April 12, 2017

Saturday morning began with a special In Memoriam session for past OAH President (2004–2005) and Benjamin Banneker Professor Emeritus of American Studies and History at George Washington University, James Oliver Horton. Jointly sponsored by the Department of American Studies, George Washington University, and George Washington University, Department of History, the informal setting provided Jim’s friends and colleagues a chance to honor him with their own testimony and to speak of his life and his many contributions to the study and teaching of U.S. history.

Saturday at the OAH was The Hub, where prospective authors meet one-on-one with publishers to discuss their works in progress. This year publishers who participated included Brill, Duke University Press, McFarland Publishing, SUNY Press, Temple University Press, University of Missouri Press, and University of Washington Press.  

“The Hub has been a great program for Duke University Press since we have been actively looking to build a stronger and broader list in U.S. history. We are particularly interested in projects that take an intersectional lens and look at social movements or marginalized perspectives. The meetings with authors through The Hub have allowed us to make our areas of interest more visible and have also enabled us to learn about the range of projects that are emerging within the discipline of American History.
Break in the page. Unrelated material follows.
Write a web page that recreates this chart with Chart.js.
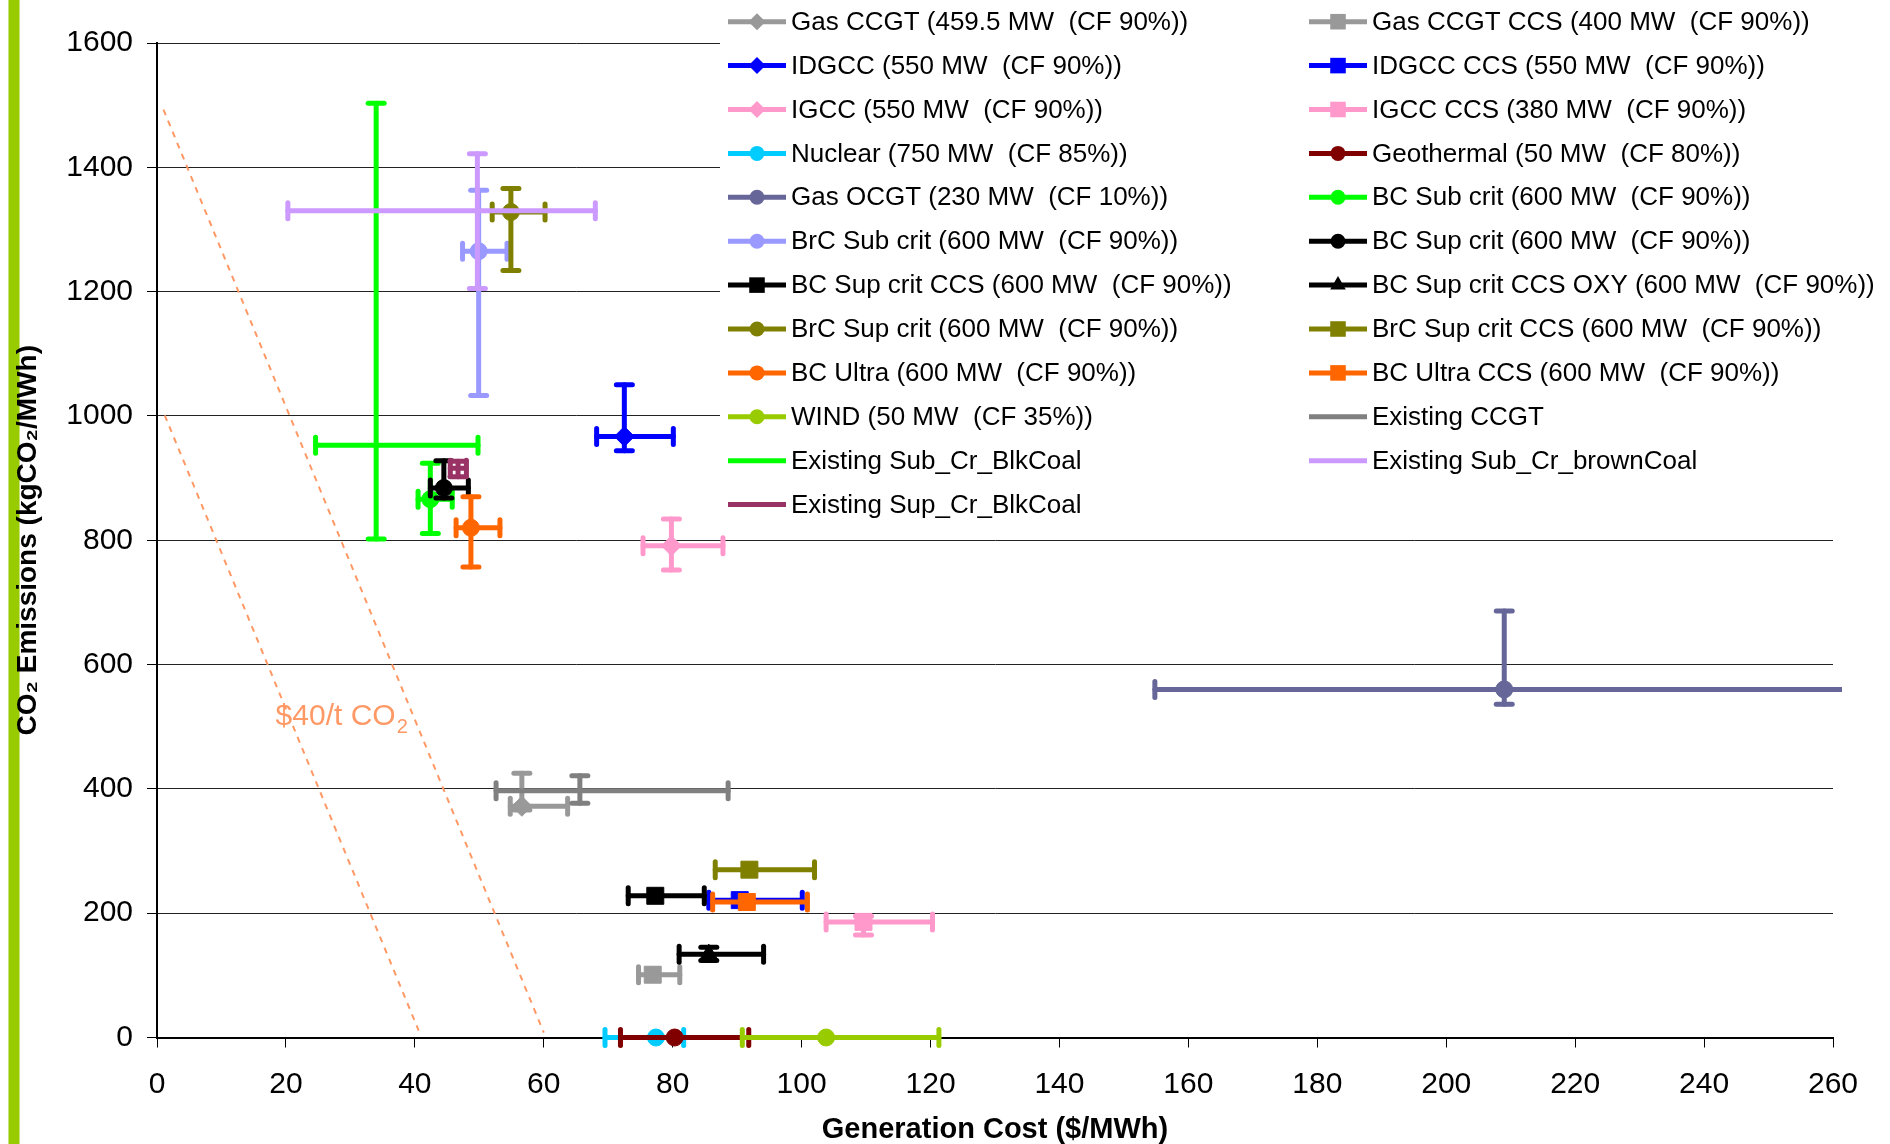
<!DOCTYPE html>
<html>
<head>
<meta charset="utf-8">
<script src="https://cdn.jsdelivr.net/npm/chart.js@4.4.1/dist/chart.umd.min.js"></script>
<style>
html,body{margin:0;padding:0;background:#fff;width:1890px;height:1144px;overflow:hidden;}
#bar{position:absolute;left:8px;top:0;width:12px;height:1144px;background:#99CC00;border-left:1px solid #C8E27A;border-right:1px solid #C8E27A;box-sizing:border-box;}
#c{position:absolute;left:0;top:0;}
</style>
</head>
<body>
<div id="bar"></div>
<canvas id="c" width="1890" height="1144"></canvas>
<script>
// ---------------- DATA ----------------
const seriesNames = [
  'Gas CCGT (459.5 MW  (CF 90%))',
  'Gas CCGT CCS (400 MW  (CF 90%))',
  'IDGCC (550 MW  (CF 90%))',
  'IDGCC CCS (550 MW  (CF 90%))',
  'IGCC (550 MW  (CF 90%))',
  'IGCC CCS (380 MW  (CF 90%))',
  'Nuclear (750 MW  (CF 85%))',
  'Geothermal (50 MW  (CF 80%))',
  'Gas OCGT (230 MW  (CF 10%))',
  'BC Sub crit (600 MW  (CF 90%))',
  'BrC Sub crit (600 MW  (CF 90%))',
  'BC Sup crit (600 MW  (CF 90%))',
  'BC Sup crit CCS (600 MW  (CF 90%))',
  'BC Sup crit CCS OXY (600 MW  (CF 90%))',
  'BrC Sup crit (600 MW  (CF 90%))',
  'BrC Sup crit CCS (600 MW  (CF 90%))',
  'BC Ultra (600 MW  (CF 90%))',
  'BC Ultra CCS (600 MW  (CF 90%))',
  'WIND (50 MW  (CF 35%))',
  'Existing CCGT',
  'Existing Sub_Cr_BlkCoal',
  'Existing Sub_Cr_brownCoal',
  'Existing Sup_Cr_BlkCoal'
];
// generation cost ($/MWh) - central value
const costX  = [56.6, 76.9, 72.5, 90.4, 79.8, 109.6, 77.4, 80.3, 209.0, 42.4, 49.9, 44.5, 77.3, 85.6, 54.9, 91.9, 48.7, 91.5, 103.8, 65.6, 34.0, 49.7, 46.7];
// CO2 emissions (kgCO2/MWh) - central value
const co2Y   = [372, 101, 967, 221, 791, 186, 0, 0, 560, 866, 1265, 884, 228, 134, 1328, 270, 820, 218, 0, 397, 953, 1330, 916];
// cost range (error bar ends)
const costLow  = [54.8, 74.7, 68.2, 85.6, 75.4, 103.8, 69.5, 71.9, 154.8, 40.5, 47.4, 42.4, 73.1, 81.0, 52.0, 86.6, 46.4, 86.2, 90.8, 52.6, 24.6, 20.3, 45.5];
const costHigh = [63.7, 81.1, 80.1, 100.1, 87.8, 120.3, 81.7, 91.8, 262.0, 45.8, 54.3, 48.3, 84.9, 94.1, 60.2, 102.0, 53.2, 100.9, 121.3, 88.6, 49.8, 68.0, 48.0];
// emissions range (error bar ends), null = no vertical bar
const co2Low  = [366, null, 944, null, 752, 165, null, null, 536, 811, 1033, 868, null, 124, 1234, null, 757, null, null, 377, 802, 1205, 902];
const co2High = [425, null, 1050, null, 834, 195, null, null, 686, 924, 1363, 928, null, 145, 1366, null, 870, null, null, 421, 1503, 1422, 927];
// $40/t CO2 reference lines
const priceLine1X = [1.0, 60.0];
const priceLine1Y = [1493, 8];
const priceLine2X = [1.2, 40.6];
const priceLine2Y = [1001, 11];
const priceLabel = '$40/t CO';
const priceLabelSub = '2';
const priceLabelAt = [18.4, 503];
// axis ticks
const xTickMin = 0, xTickMax = 260, xTickStep = 20;
const yTickMin = 0, yTickMax = 1600, yTickStep = 200;

// ---------------- STYLES ----------------
const seriesColors = ['#999999','#999999','#0000FF','#0000FF','#FF99CC','#FF99CC','#00CCFF','#800000','#666699','#00FF00','#9999FF','#000000','#000000','#000000','#808000','#808000','#FF6600','#FF6600','#99CC00','#808080','#00FF00','#CC99FF','#993366'];
const seriesMarkers = ['rectRot','rect','rectRot','rect','rectRot','rect','circle','circle','circle','circle','circle','circle','rect','triangle','circle','rect','circle','rect','circle',null,null,null,null];
const markerRadius = {rectRot:10, rect:12, circle:8.5, triangle:10};
const FONT = "'Liberation Sans', Arial, Helvetica, sans-serif";
Chart.defaults.font.family = FONT;
Chart.defaults.color = '#000';

const datasets = seriesNames.map((name, i) => ({
  label: name,
  data: [{x: costX[i], y: co2Y[i]}],
  pointStyle: seriesMarkers[i] || false,
  pointRadius: seriesMarkers[i] ? markerRadius[seriesMarkers[i]] : 0,
  pointHoverRadius: seriesMarkers[i] ? markerRadius[seriesMarkers[i]] : 0,
  backgroundColor: seriesColors[i],
  borderColor: seriesColors[i],
  pointBorderWidth: 1,
  showLine: false,
  clip: false,
  order: -i
}));
datasets.push({
  label: 'price1', data: priceLine1X.map((x, k) => ({x, y: priceLine1Y[k]})),
  showLine: true, borderColor: '#FF9966', borderWidth: 2, borderDash: [6, 6], pointRadius: 0, order: 100, clip: false
});
datasets.push({
  label: 'price2', data: priceLine2X.map((x, k) => ({x, y: priceLine2Y[k]})),
  showLine: true, borderColor: '#FF9966', borderWidth: 2, borderDash: [6, 6], pointRadius: 0, order: 100, clip: false
});

function drawMarker(ctx, style, x, y, r, color) {
  ctx.fillStyle = color;
  ctx.beginPath();
  if (style === 'circle') ctx.arc(x, y, r, 0, Math.PI * 2);
  else if (style === 'rect') { const s = r * Math.SQRT1_2; ctx.rect(x - s, y - s, 2 * s, 2 * s); }
  else if (style === 'rectRot') { ctx.moveTo(x, y - r); ctx.lineTo(x + r, y); ctx.lineTo(x, y + r); ctx.lineTo(x - r, y); ctx.closePath(); }
  else if (style === 'triangle') { ctx.moveTo(x, y - r); ctx.lineTo(x + r * 0.866, y + r * 0.5); ctx.lineTo(x - r * 0.866, y + r * 0.5); ctx.closePath(); }
  ctx.fill();
}

const errorBarPlugin = {
  id: 'errorBars',
  beforeDatasetDraw(chart, args) {
    const i = args.index;
    if (i >= seriesNames.length) return;
    const xs = chart.scales.x, ys = chart.scales.y, ctx = chart.ctx, ca = chart.chartArea;
    const cx = xs.getPixelForValue(costX[i]), cy = ys.getPixelForValue(co2Y[i]);
    const cap = 8;
    ctx.save();
    ctx.beginPath();
    ctx.rect(ca.left - 30, 0, ca.right + 9 - (ca.left - 30), ca.bottom + 30);
    ctx.clip();
    ctx.strokeStyle = seriesColors[i];
    ctx.lineWidth = 5;
    ctx.lineCap = 'round';
    const seg = (x1, y1, x2, y2) => { ctx.beginPath(); ctx.moveTo(x1, y1); ctx.lineTo(x2, y2); ctx.stroke(); };
    if (costLow[i] != null) {
      const a = xs.getPixelForValue(costLow[i]), b = xs.getPixelForValue(costHigh[i]);
      seg(a, cy, b, cy);
      seg(a, cy - cap, a, cy + cap);
      seg(b, cy - cap, b, cy + cap);
    }
    if (co2Low[i] != null) {
      const a = ys.getPixelForValue(co2Low[i]), b = ys.getPixelForValue(co2High[i]);
      seg(cx, a, cx, b);
      seg(cx - cap, a, cx + cap, a);
      seg(cx - cap, b, cx + cap, b);
    }
    ctx.restore();
  }
};

const overlayPlugin = {
  id: 'overlay',
  afterDatasetsDraw(chart) {
    const ctx = chart.ctx, xs = chart.scales.x, ys = chart.scales.y;
    ctx.save();
    ctx.fillStyle = '#FF9966';
    ctx.textBaseline = 'alphabetic';
    ctx.textAlign = 'left';
    const lx = xs.getPixelForValue(priceLabelAt[0]), ly = ys.getPixelForValue(priceLabelAt[1]);
    ctx.font = '30px ' + FONT;
    ctx.fillText(priceLabel, lx, ly);
    const w = ctx.measureText(priceLabel).width;
    ctx.font = '20px ' + FONT;
    ctx.fillText(priceLabelSub, lx + w + 1, ly + 8);
    ctx.restore();
  },
  afterDraw(chart) {
    const ctx = chart.ctx;
    ctx.save();
    ctx.fillStyle = '#fff';
    ctx.fillRect(720, 0, 1890 - 720, 528);
    ctx.font = '26px ' + FONT;
    ctx.textBaseline = 'middle';
    ctx.textAlign = 'left';
    const colX = [728, 1309];
    for (let i = 0; i < seriesNames.length; i++) {
      const col = i % 2, row = Math.floor(i / 2);
      const x0 = colX[col], y = 21.7 + row * 43.9;
      ctx.strokeStyle = seriesColors[i];
      ctx.lineWidth = 5;
      ctx.lineCap = 'butt';
      ctx.beginPath(); ctx.moveTo(x0, y); ctx.lineTo(x0 + 58, y); ctx.stroke();
      if (seriesMarkers[i]) {
        const st = seriesMarkers[i];
        const r = st === 'rect' ? 11 : st === 'triangle' ? 9 : st === 'rectRot' ? 8.5 : 7.5;
        drawMarker(ctx, st, x0 + 29, y, r, seriesColors[i]);
      }
      ctx.fillStyle = '#000';
      ctx.fillText(seriesNames[i], x0 + 63, y + 1);
    }
    ctx.restore();
  }
};

new Chart(document.getElementById('c'), {
  type: 'scatter',
  data: { datasets },
  plugins: [errorBarPlugin, overlayPlugin],
  options: {
    responsive: false,
    animation: false,
    events: [],
    layout: { padding: { left: 0, top: 43, right: 57, bottom: 0 } },
    plugins: { legend: { display: false }, tooltip: { enabled: false } },
    scales: {
      x: {
        type: 'linear', min: xTickMin, max: xTickMax,
        ticks: { stepSize: xTickStep, padding: 19, font: { size: 30 }, color: '#000', maxRotation: 0, autoSkip: false,
                 callback: v => String(v) },
        grid: { drawOnChartArea: false, drawTicks: true, tickLength: 10, tickColor: '#000', tickWidth: 1 },
        border: { display: true, color: '#000', width: 2 },
        title: { display: true, text: 'Generation Cost ($/MWh)', font: { size: 29, weight: 'bold' }, color: '#000', padding: { top: 0, bottom: -3 } },
        afterFit(scale) { scale.height = 106.5; }
      },
      y: {
        type: 'linear', min: yTickMin, max: yTickMax,
        ticks: { stepSize: yTickStep, padding: 14, font: { size: 30 }, color: '#000', callback: v => String(v) },
        grid: { color: '#222', lineWidth: 1, drawTicks: true, tickLength: 10, tickColor: '#000' },
        border: { display: true, color: '#000', width: 2 },
        title: { display: true, text: 'CO₂ Emissions (kgCO₂/MWh)', font: { size: 28, weight: 'bold' }, color: '#000', padding: { top: 11, bottom: 0 } },
        afterFit(scale) { scale.width = 157; }
      }
    }
  }
});
</script>
</body>
</html>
We’re excited to participate again this year!” –Editor Gisela Fosado, Duke University Press

A late addition to the program, “Historians Respond to the Advent of Trump,” took place during the 11:00 am session slot and drew over 150 attendees. The session was chaired by Robert Self, Brown University. Panelists included Benjamin L. Alpers, University of Oklahoma (Authoritarianism in America), Ibram X. Kendi, University of Florida (Race and Racism), Joanne Meyerowitz, Yale University (LGBTQ Rights), Maria Cristina Garcia, Cornell University (Immigration and Refugees), and Jennifer Nelson, University of Redlands (Reproductive Rights). The session was added to the program in response to the belief that the rise of Donald J. Trump to the U.S. presidency demands the attention of historians, regardless of partisan affiliation or conviction. Trump’s ascendancy has amplified, and potentially normalized, a civic discourse grounded in racism, sexism, xenophobia and homophobia, and derived from political scripts with long histories. His presidency seems destined to alter public policy dramatically on a range of issues, including immigration and refugees, policing and incarceration, reproductive rights, health care, climate change, corporate regulation, public funding of scientific research, arts, and the humanities, and much more. Since Donald J. Trump is the second president in sixteen years to be elected while losing the popular vote, the November 2016 result raises additional historical questions about the mechanics and democratic character of U.S. elections. While no single session can capture the full range of historical issues and entanglements raised by Trump’s rise, the historians featured in this panel will frame a number of key questions for broader discussion and reflection.

At the afternoon’s business meeting, OAH Executive Director Kathy Finley, announced that this year’s Annual Meeting attendance was 1,722.

The award ceremony began with the presentation of the new John D’Emilio LGBTQ History Dissertation Award for the best Ph.D. dissertation in U.S. LGBTQ history to Ian Michael Baldwin, University of Redlands, for his dissertation “Family, Housing, and the Political Geography of Gay Liberation in Los Angeles County, 1960–1986” (University of Nevada, Las Vegas; Adviser: Professor Marcia Gallo).

The Roy Rosenzweig Distinguished Service Award is presented annually to an individual or individuals whose contributions have significantly enriched our understanding and appreciation of American history. The 2017 recipient is Linda Gordon, New York University. The prize committee noted that “Professor Linda Gordon’s example offers a forceful reminder of the meaning, range, and value of the work of our profession.”

Kudos to all award winners, listed here.

Outgoing OAH president Nancy F. Cott offered her Presidential Address,”Making—and Circulating—the News in an Illiberal Age,” as the final plenary of this year’s meeting. Cott is the  Jonathan Trumbull Professor of American History at Harvard University.